WASHINGTON (Reuters) - U.S. President Barack Obama shortened the prison sentences of 111 convicts serving time for drug-related offenses in his second round of clemency grants this month, the White House said on Tuesday.
Obama has now granted a total of 673 commutations during his presidency, more than the number granted by the 10 previous presidents combined, as he seeks to reform the criminal justice system, it said.
For some of the convicts, the commutations mean they will serve only half of their original prison sentences. For instance, Sly Stallone Aikens of South Carolina, serving a sentence of 360 months for using and carrying a gun during a drug trafficking crime, will now serve only 180 months.
More than one-third of the 673 convicts had been serving life sentences.
Obama has made reducing the number of people serving long sentences for nonviolent drug offenses a priority. It is one of the rare issues where the president gets support from Republican lawmakers.
He launched the clemency program in 2014, inviting thousands of drug offenders and others to seek early release.
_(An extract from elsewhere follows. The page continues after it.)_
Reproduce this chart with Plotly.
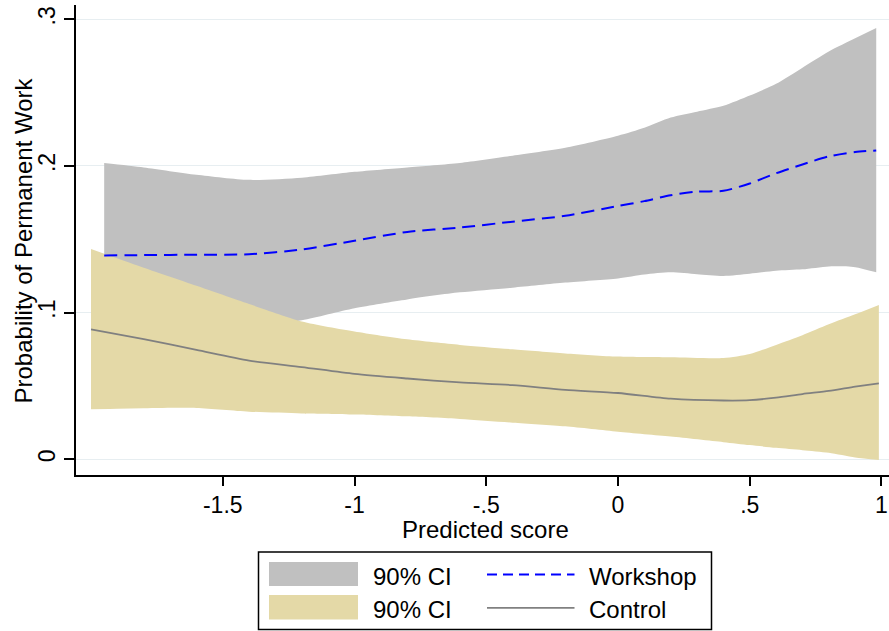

It was the most ambitious such program in 40 years, but it has struggled under a flood of thousands of unprocessed cases.
The White House counsel, Neil Eggleston, said he expects Obama will continue to grant commutations through the end of his presidency, which ends on Jan. 20. But only legislation passed by Congress can "achieve the broader reforms needed to ensure our federal sentencing system operates more fairly and effectively," Eggleston said.